As we have started to have these conversations more regularly, I have noticed many themes that keep reappearing throughout my week. One of those themes revolves around the idea of privilege. Being a Chicana in America I never thought I carried as much privilege as I do and never tied any privilege that I do or do not carry to my or my family’s background. However, through many conversations with co-workers, housemates, and members of the community I have started to become aware of the privilege that I may or may not carry and the same for those around me. While many may not usually pin awareness and privilege together, the concept of being aware of one’s privilege is something that one of my co-workers has challenged me with. She has been teaching me that in any given moment I either carry more or less privilege than those around me and that my privilege could fluctuate in different settings. That being said, she has provided me with new lenses as I become mindful of the different environments that cause me to interact with different people with different or even similar backgrounds as me. In turn, this has also caused me to become more mindful with how I behave and speak to or around others. At home, this theme of privilege becomes apparent and plays an important role when discussing the dynamics of our house and living in our Houston neighborhood. While I stated earlier that I never tied much privilege to being Chicana American, living in South Union and in a house with 7 other women of different races and ethnicities has taught me otherwise.

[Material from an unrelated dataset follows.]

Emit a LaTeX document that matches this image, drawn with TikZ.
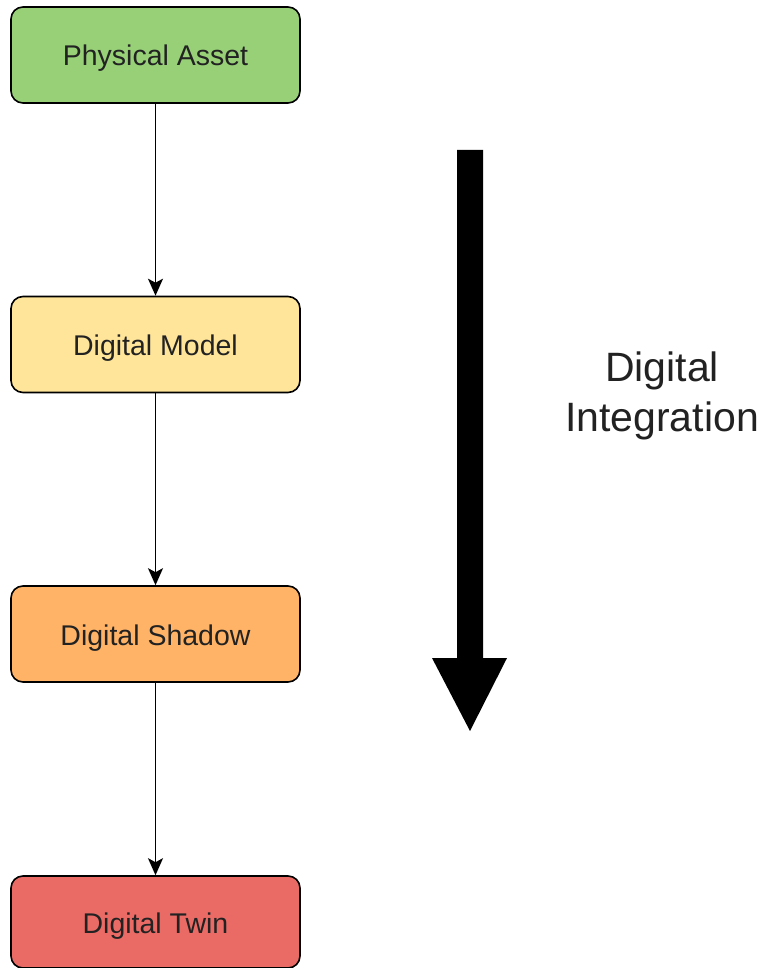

Being that I am living in a predominantly African-American and Latino community, myself and my housemates who are women of color are adjusting to being a part of the majority and being seen as such, while my white housemates are having to adjust to now being a minority and also being seen as such. This transition into our new roles and statuses has created space for some very good but hard conversations amongst my household. These conversations, along with some of the stories my housemates and coworkers have shared, have pressed me to become aware of the privilege I hold. However, becoming aware has also caused me to realize and acknowledge the many biases and prejudices I had or still have. This entire process of becoming aware and accepting my own personal privilege has generated room for me to reevaluate the things I hold as true or untrue. It will be interesting to see how my roles and statuses will continue to fluctuate during and after my Mission Year.